[Start]
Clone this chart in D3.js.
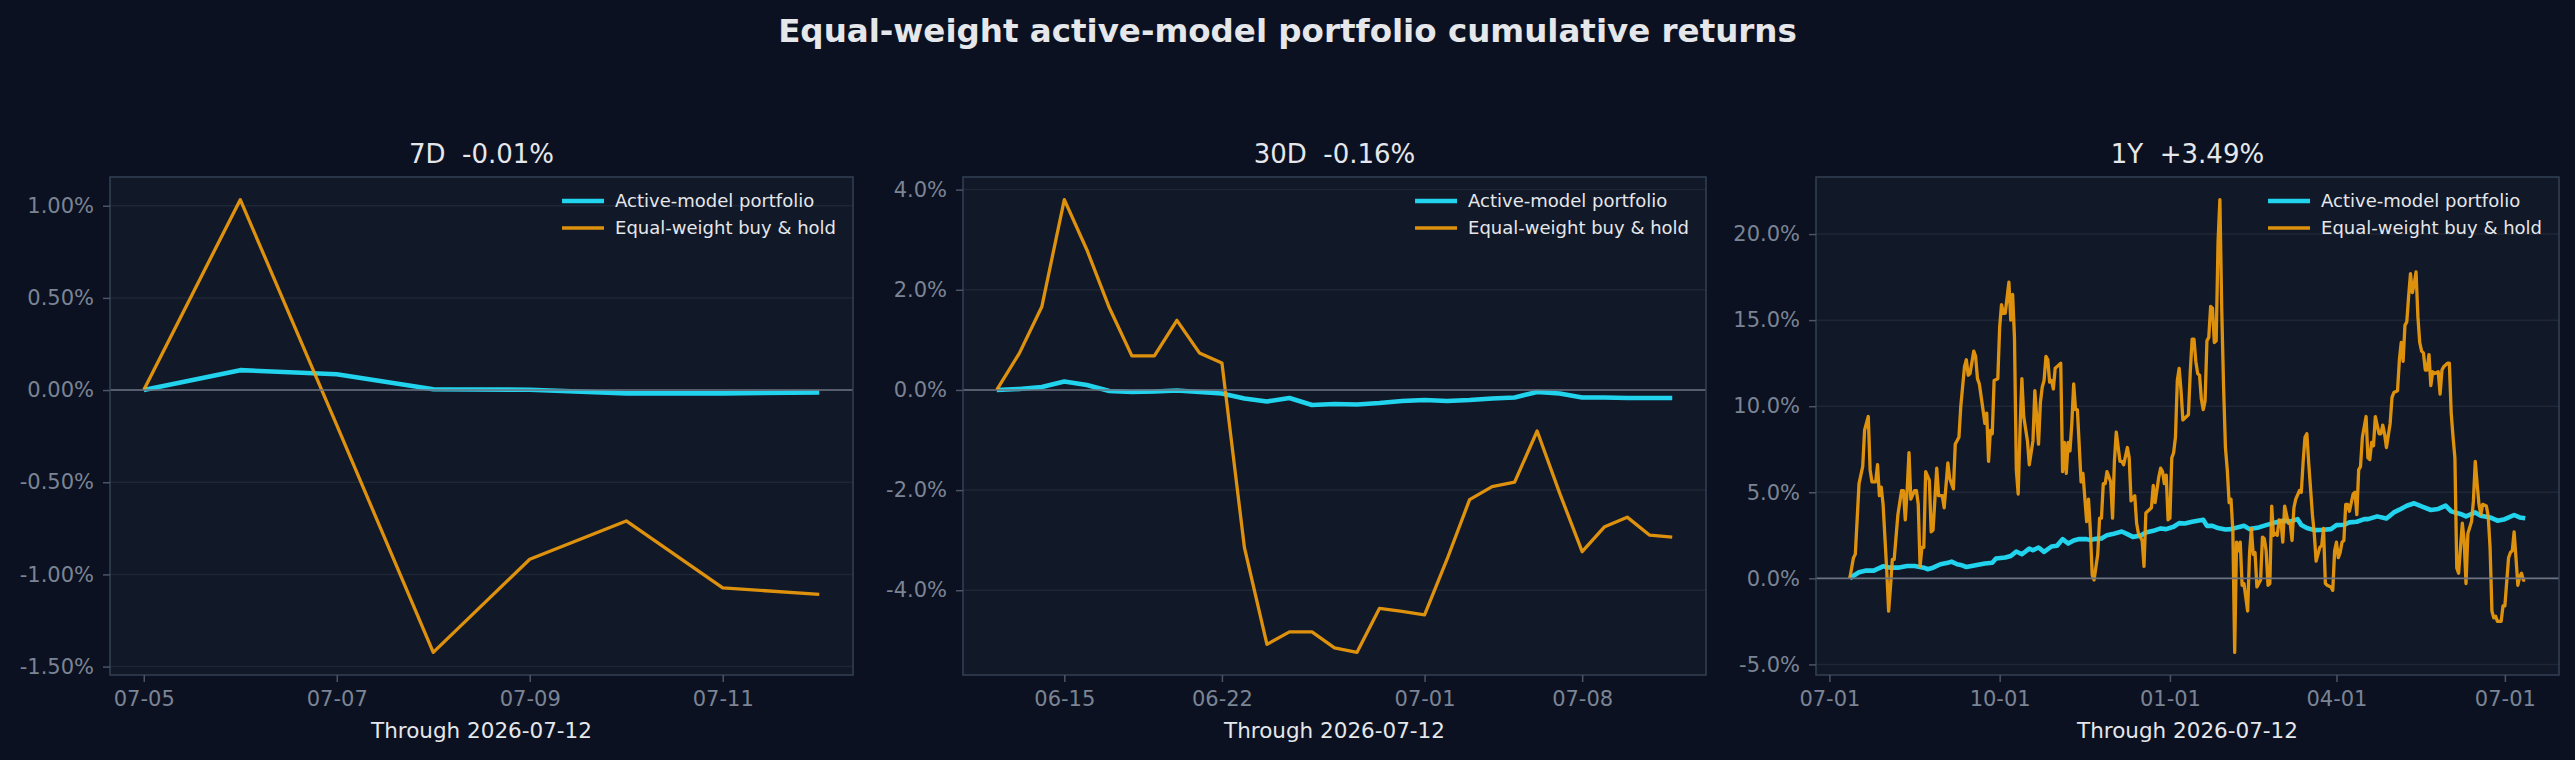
<!DOCTYPE html>
<html>
<head>
<meta charset="utf-8">
<script src="https://cdn.jsdelivr.net/npm/d3@7"></script>
<style>
  html, body { margin: 0; padding: 0; background: #0b1120; }
  svg text { font-family: "DejaVu Sans", sans-serif; }
</style>
</head>
<body>
<svg id="chart" width="2575" height="760"></svg>
<script>
// ---- data (cumulative return, %) ----
var seriesNames = ["Active-model portfolio", "Equal-weight buy & hold"];
var panelTitles = ["7D  -0.01%", "30D  -0.16%", "1Y  +3.49%"];
var xLabel = "Through 2026-07-12";

var weekDates = ["2026-07-05", "2026-07-06", "2026-07-07", "2026-07-08",
    "2026-07-09", "2026-07-10", "2026-07-11", "2026-07-12"];
var weekActive = [0, 0.108, 0.086, 0.004, 0.002, -0.018, -0.018, -0.013];
var weekEqual = [0, 1.033, -0.19, -1.423, -0.918, -0.71, -1.073, -1.108];

var monthDates = ["2026-06-12", "2026-06-13", "2026-06-14", "2026-06-15", "2026-06-16",
    "2026-06-17", "2026-06-18", "2026-06-19", "2026-06-20", "2026-06-21", "2026-06-22",
    "2026-06-23", "2026-06-24", "2026-06-25", "2026-06-26", "2026-06-27", "2026-06-28",
    "2026-06-29", "2026-06-30", "2026-07-01", "2026-07-02", "2026-07-03", "2026-07-04",
    "2026-07-05", "2026-07-06", "2026-07-07", "2026-07-08", "2026-07-09", "2026-07-10",
    "2026-07-11", "2026-07-12"];
var monthActive = [0, 0.02, 0.06, 0.17, 0.10, -0.02, -0.04, -0.03, -0.01, -0.04, -0.07,
    -0.17, -0.23, -0.16, -0.30, -0.28, -0.29, -0.26, -0.22, -0.20, -0.22, -0.20, -0.17,
    -0.15, -0.04, -0.07, -0.15, -0.15, -0.16, -0.16, -0.16];
var monthEqual = [0, 0.73, 1.66, 3.80, 2.80, 1.64, 0.68, 0.68, 1.39, 0.74, 0.54,
    -3.15, -5.08, -4.83, -4.83, -5.15, -5.24, -4.36, -4.42, -4.49, -3.38, -2.19, -1.93,
    -1.84, -0.82, -2.06, -3.23, -2.73, -2.54, -2.90, -2.94];

// 1Y: [days since yearStart, value]
var yearStart = "2025-07-12";
var yearActive = [[0,0],[2,0.15],[5,0.35],[9,0.45],[13,0.45],[15,0.55],[18,0.7],[22,0.62],
    [26,0.62],[31,0.72],[35,0.72],[40,0.62],[42,0.53],[45,0.62],[49,0.82],[53,0.91],[55,0.97],
    [58,0.82],[60,0.78],[63,0.66],[68,0.76],[73,0.86],[77,0.91],[79,1.15],[84,1.21],[87,1.30],
    [90,1.56],[93,1.40],[97,1.73],[99,1.63],[102,1.79],[105,1.54],[109,1.85],[112,1.89],
    [115,2.28],[118,2.02],[121,2.2],[124,2.28],[128,2.28],[130,2.22],[132,2.28],[136,2.32],
    [139,2.51],[142,2.57],[147,2.72],[150,2.57],[153,2.41],[157,2.47],[160,2.67],[164,2.76],
    [168,2.90],[171,2.86],[175,3.00],[178,3.21],[181,3.19],[185,3.29],[188,3.35],[191,3.40],
    [193,3.05],[196,3.05],[199,2.92],[203,2.84],[206,2.86],[213,3.05],[216,2.86],[221,2.96],
    [225,3.09],[230,3.25],[234,3.35],[238,3.31],[242,3.44],[244,3.1],[247,2.92],[251,2.80],
    [256,2.82],[260,2.86],[263,3.09],[267,3.11],[270,3.25],[274,3.29],[278,3.44],[280,3.44],
    [285,3.60],[290,3.48],[294,3.83],[297,3.99],[301,4.22],[305,4.36],[309,4.18],[314,3.97],
    [318,4.03],[322,4.22],[325,3.89],[330,3.74],[333,3.60],[338,3.83],[341,3.64],[346,3.54],
    [350,3.35],[354,3.44],[359,3.68],[362,3.54],[365,3.49]];
var yearEqual = [[0,0.0],[2,1.2],[3,1.4],[5,5.5],[7,6.5],[8,8.6],[10,9.4],[11,6.3],[12,5.6],
    [14,5.6],[15,6.6],[16,4.8],[17,5.3],[18,4.3],[20,0.4],[21,-1.9],[22,-0.5],[23,1.1],[24,1.1],
    [26,3.7],[28,5.1],[29,5.1],[30,3.4],[31,5.1],[32,7.3],[33,4.6],[35,5.1],[36,5.1],[37,4.3],
    [38,0.7],[39,1.8],[40,1.8],[41,6.2],[43,5.7],[44,2.7],[45,2.8],[47,6.4],[48,4.8],[50,4.8],
    [51,4.1],[53,6.7],[54,5.8],[56,5.2],[57,7.8],[59,8.2],[60,10.0],[62,12.3],[63,12.7],
    [64,11.8],[65,11.9],[67,13.2],[68,12.9],[69,11.6],[70,11.3],[72,9.8],[73,9.0],[74,9.6],
    [75,6.8],[76,8.6],[77,8.4],[78,11.5],[80,11.6],[81,14.6],[82,15.9],[83,15.4],[84,15.4],
    [86,17.2],[87,15.0],[88,16.5],[89,14.0],[90,6.3],[91,4.9],[92,8.6],[93,11.6],[94,9.4],
    [96,8.0],[97,6.6],[99,8.0],[100,10.9],[101,9.4],[102,7.8],[103,10.2],[104,11.1],[105,11.5],
    [106,12.9],[107,12.7],[108,11.4],[109,11.5],[110,11.0],[111,12.2],[112,12.3],[114,12.5],
    [115,6.2],[116,7.9],[117,6.1],[118,7.9],[119,7.4],[120,9.0],[121,11.3],[122,9.8],[123,9.8],
    [125,5.6],[126,6.1],[128,3.3],[129,4.6],[130,2.8],[131,0.2],[132,-0.1],[134,1.4],[135,3.5],
    [136,3.5],[137,5.5],[138,5.5],[139,6.2],[141,5.6],[142,3.5],[143,6.8],[144,8.5],[146,6.8],
    [147,6.8],[148,6.6],[150,7.6],[151,7.0],[152,4.5],[154,4.8],[155,3.2],[156,2.6],[158,2.2],
    [159,0.7],[160,3.8],[161,3.9],[163,4.1],[164,5.4],[165,4.4],[167,5.9],[168,6.4],[169,6.2],
    [170,5.5],[171,6.0],[172,3.4],[173,3.5],[174,7.0],[175,7.3],[176,8.2],[177,11.5],[178,12.2],
    [179,10.9],[180,9.2],[181,9.3],[182,9.4],[183,9.5],[184,12.0],[185,13.9],[186,13.9],
    [187,12.6],[188,11.9],[189,11.8],[190,10.4],[191,9.8],[192,10.3],[193,13.8],[194,14.0],
    [195,15.8],[196,15.7],[197,13.7],[198,13.8],[199,19.5],[200,22.0],[201,15.6],[202,11.1],
    [203,7.6],[204,6.3],[205,4.4],[206,4.6],[207,2.8],[208,-4.3],[209,2.1],[210,1.6],[211,2.1],
    [212,-0.4],[213,-0.3],[215,-1.9],[216,1.4],[217,2.9],[218,1.4],[219,1.5],[220,-0.5],
    [221,-0.3],[222,-0.1],[223,2.4],[224,2.3],[225,1.6],[226,-0.4],[227,-0.3],[228,4.2],
    [229,2.5],[230,2.6],[231,2.5],[232,3.4],[233,3.3],[234,2.1],[235,4.2],[237,3.2],[238,3.2],
    [239,2.2],[240,4.1],[241,4.6],[243,5.1],[244,5.0],[245,6.8],[246,8.2],[247,8.4],[248,6.7],
    [250,3.7],[251,2.6],[252,1.0],[254,1.8],[255,1.9],[256,2.9],[257,-0.3],[258,-0.4],[260,-0.5],
    [261,-0.7],[262,1.6],[263,2.1],[264,1.2],[265,1.5],[266,2.1],[267,2.2],[268,4.3],[269,4.3],
    [270,3.9],[272,4.9],[273,5.0],[274,3.7],[275,6.3],[276,6.5],[277,8.2],[279,9.4],[280,7.0],
    [281,6.9],[282,7.9],[283,7.7],[284,9.4],[286,8.4],[287,8.4],[288,8.9],[289,8.4],[290,7.6],
    [292,9.0],[293,10.5],[294,10.8],[296,10.9],[297,12.7],[298,13.7],[299,12.6],[300,14.7],
    [301,14.9],[302,16.4],[303,17.7],[304,16.6],[305,17.1],[306,17.8],[307,15.2],[308,13.7],
    [309,13.2],[310,13.1],[311,12.1],[312,12.1],[313,13.0],[314,11.2],[315,12.0],[316,11.9],
    [318,12.0],[319,10.7],[320,12.1],[321,12.3],[323,12.5],[324,12.5],[325,9.6],[326,8.2],
    [327,7.0],[328,0.6],[329,0.3],[331,3.2],[332,2.2],[333,-0.3],[334,2.6],[336,3.3],[337,4.5],
    [338,6.8],[339,5.5],[340,4.3],[341,3.7],[342,4.3],[344,4.2],[345,3.6],[346,1.8],[347,-1.9],
    [348,-2.3],[349,-2.2],[350,-2.5],[352,-2.5],[353,-1.6],[354,-1.6],[355,-0.2],[356,1.2],
    [357,1.5],[358,1.6],[359,2.7],[360,1.2],[361,-0.4],[362,0.1],[363,0.3],[364,-0.1],[365,-0.1]];

var weekTicksY = [-1.5, -1.0, -0.5, 0, 0.5, 1.0];
var monthTicksY = [-4, -2, 0, 2, 4];
var yearTicksY = [-5, 0, 5, 10, 15, 20];
var weekTicksX = ["2026-07-05", "2026-07-07", "2026-07-09", "2026-07-11"];
var monthTicksX = ["2026-06-15", "2026-06-22", "2026-07-01", "2026-07-08"];
var yearTicksX = ["2025-07-01", "2025-10-01", "2026-01-01", "2026-04-01", "2026-07-01"];

// ---- layout ----
var width = 2575, height = 760;
var plotTop = 177, plotW = 743, plotH = 498;
var panelLefts = [110, 963, 1816];
var activeColor = "#22d3ee", equalColor = "#f59e0b";

var svg = d3.select("#chart");
svg.append("rect").attr("width", width).attr("height", height).attr("fill", "#0b1120");

svg.append("text")
    .attr("x", width / 2).attr("y", 42)
    .attr("text-anchor", "middle")
    .attr("font-size", 32.5).attr("font-weight", "bold")
    .attr("fill", "#e5e7eb")
    .text("Equal-weight active-model portfolio cumulative returns");

var parseDay = d3.utcParse("%Y-%m-%d");

function zipSeries(dates, values) {
    return dates.map(function(d, i) {
        return { date: parseDay(d), value: values[i] };
    });
}

function offsetSeries(pairs) {
    var start = parseDay(yearStart);
    return pairs.map(function(p) {
        return { date: d3.utcDay.offset(start, p[0]), value: p[1] };
    });
}

// matplotlib-style 5% margins
function padded(ext) {
    var span = ext[1] - ext[0];
    return [ext[0] - span * 0.05, ext[1] + span * 0.05];
}

function drawPanel(p) {
    var g = svg.append("g").attr("transform", `translate(${p.left},${plotTop})`);
    var all = p.active.concat(p.equal);

    var x = d3.scaleUtc()
        .domain(padded(d3.extent(all, function(d) { return +d.date; })).map(function(v) { return new Date(v); }))
        .range([0, plotW]);
    var y = d3.scaleLinear()
        .domain(padded(d3.extent(all, function(d) { return d.value; })))
        .range([plotH, 0]);

    g.append("rect").attr("width", plotW).attr("height", plotH).attr("fill", "#111827");

    g.append("g").selectAll("line")
        .data(p.yTicks)
        .enter().append("line")
        .attr("x1", 0).attr("x2", plotW)
        .attr("y1", function(d) { return y(d); })
        .attr("y2", function(d) { return y(d); })
        .attr("stroke", "#1f2736")
        .attr("stroke-width", 1.5);

    var line = d3.line()
        .x(function(d) { return x(d.date); })
        .y(function(d) { return y(d.value); });

    g.append("path").datum(p.active)
        .attr("d", line)
        .attr("fill", "none")
        .attr("stroke", activeColor)
        .attr("stroke-width", 4.6)
        .attr("stroke-linejoin", "round");

    g.append("path").datum(p.equal)
        .attr("d", line)
        .attr("fill", "none")
        .attr("stroke", equalColor)
        .attr("stroke-opacity", 0.9)
        .attr("stroke-width", 3.3)
        .attr("stroke-linejoin", "round");

    g.append("line")
        .attr("x1", 0).attr("x2", plotW)
        .attr("y1", y(0)).attr("y2", y(0))
        .attr("stroke", "#6b7280")
        .attr("stroke-width", 1.6);

    g.append("rect")
        .attr("width", plotW).attr("height", plotH)
        .attr("fill", "none")
        .attr("stroke", "#334155")
        .attr("stroke-width", 1.5);

    var yAxis = g.append("g")
        .call(d3.axisLeft(y).tickValues(p.yTicks).tickFormat(p.yFormat).tickSize(7).tickPadding(9));
    var xAxis = g.append("g")
        .attr("transform", `translate(0,${plotH})`)
        .call(d3.axisBottom(x).tickValues(p.xTicks.map(parseDay)).tickFormat(d3.utcFormat("%m-%d")).tickSize(7).tickPadding(9));

    [yAxis, xAxis].forEach(function(ax) {
        ax.select(".domain").remove();
        ax.selectAll(".tick line").attr("stroke", "#4b5565").attr("stroke-width", 1.5);
        ax.selectAll(".tick text")
            .attr("fill", "#7b8494")
            .attr("font-size", 21)
            .attr("font-family", "DejaVu Sans");
    });

    g.append("text")
        .attr("x", plotW / 2).attr("y", 163 - plotTop)
        .attr("text-anchor", "middle")
        .attr("font-size", 26)
        .attr("fill", "#e5e7eb")
        .style("white-space", "pre")
        .text(p.title);

    g.append("text")
        .attr("x", plotW / 2).attr("y", 738 - plotTop)
        .attr("text-anchor", "middle")
        .attr("font-size", 21.5)
        .attr("fill", "#e5e7eb")
        .text(xLabel);

    // legend, top right inside the axes
    var legend = g.append("g");
    var labels = legend.selectAll("text")
        .data(seriesNames)
        .enter().append("text")
        .attr("font-size", 18)
        .attr("fill", "#e5e7eb")
        .attr("dy", "0.35em")
        .attr("y", function(d, i) { return 24 + i * 27; })
        .text(function(d) { return d; });
    var maxLen = d3.max(labels.nodes(), function(n) { return n.getComputedTextLength(); });
    var textX = plotW - 17 - maxLen;
    labels.attr("x", textX);
    legend.selectAll("line")
        .data([activeColor, equalColor])
        .enter().append("line")
        .attr("x1", textX - 53).attr("x2", textX - 11)
        .attr("y1", function(d, i) { return 24 + i * 27; })
        .attr("y2", function(d, i) { return 24 + i * 27; })
        .attr("stroke", function(d) { return d; })
        .attr("stroke-opacity", function(d, i) { return i ? 0.9 : 1; })
        .attr("stroke-width", function(d, i) { return i ? 3.3 : 4.6; });
}

drawPanel({
    left: panelLefts[0], title: panelTitles[0],
    active: zipSeries(weekDates, weekActive), equal: zipSeries(weekDates, weekEqual),
    yTicks: weekTicksY, yFormat: function(v) { return v.toFixed(2) + "%"; }, xTicks: weekTicksX
});
drawPanel({
    left: panelLefts[1], title: panelTitles[1],
    active: zipSeries(monthDates, monthActive), equal: zipSeries(monthDates, monthEqual),
    yTicks: monthTicksY, yFormat: function(v) { return v.toFixed(1) + "%"; }, xTicks: monthTicksX
});
drawPanel({
    left: panelLefts[2], title: panelTitles[2],
    active: offsetSeries(yearActive), equal: offsetSeries(yearEqual),
    yTicks: yearTicksY, yFormat: function(v) { return v.toFixed(1) + "%"; }, xTicks: yearTicksX
});
</script>
</body>
</html>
[End]
■ **Written exercise**
Only lines belong in the copy: transcribe those from the start of the data through the line that contains "-0.71, -1.073, -1.108];", and skip the pictures.

■ **Exercise response**
Clone this chart in D3.js.
<!DOCTYPE html>
<html>
<head>
<meta charset="utf-8">
<script src="https://cdn.jsdelivr.net/npm/d3@7"></script>
<style>
  html, body { margin: 0; padding: 0; background: #0b1120; }
  svg text { font-family: "DejaVu Sans", sans-serif; }
</style>
</head>
<body>
<svg id="chart" width="2575" height="760"></svg>
<script>
// ---- data (cumulative return, %) ----
var seriesNames = ["Active-model portfolio", "Equal-weight buy & hold"];
var panelTitles = ["7D  -0.01%", "30D  -0.16%", "1Y  +3.49%"];
var xLabel = "Through 2026-07-12";

var weekDates = ["2026-07-05", "2026-07-06", "2026-07-07", "2026-07-08",
    "2026-07-09", "2026-07-10", "2026-07-11", "2026-07-12"];
var weekActive = [0, 0.108, 0.086, 0.004, 0.002, -0.018, -0.018, -0.013];
var weekEqual = [0, 1.033, -0.19, -1.423, -0.918, -0.71, -1.073, -1.108];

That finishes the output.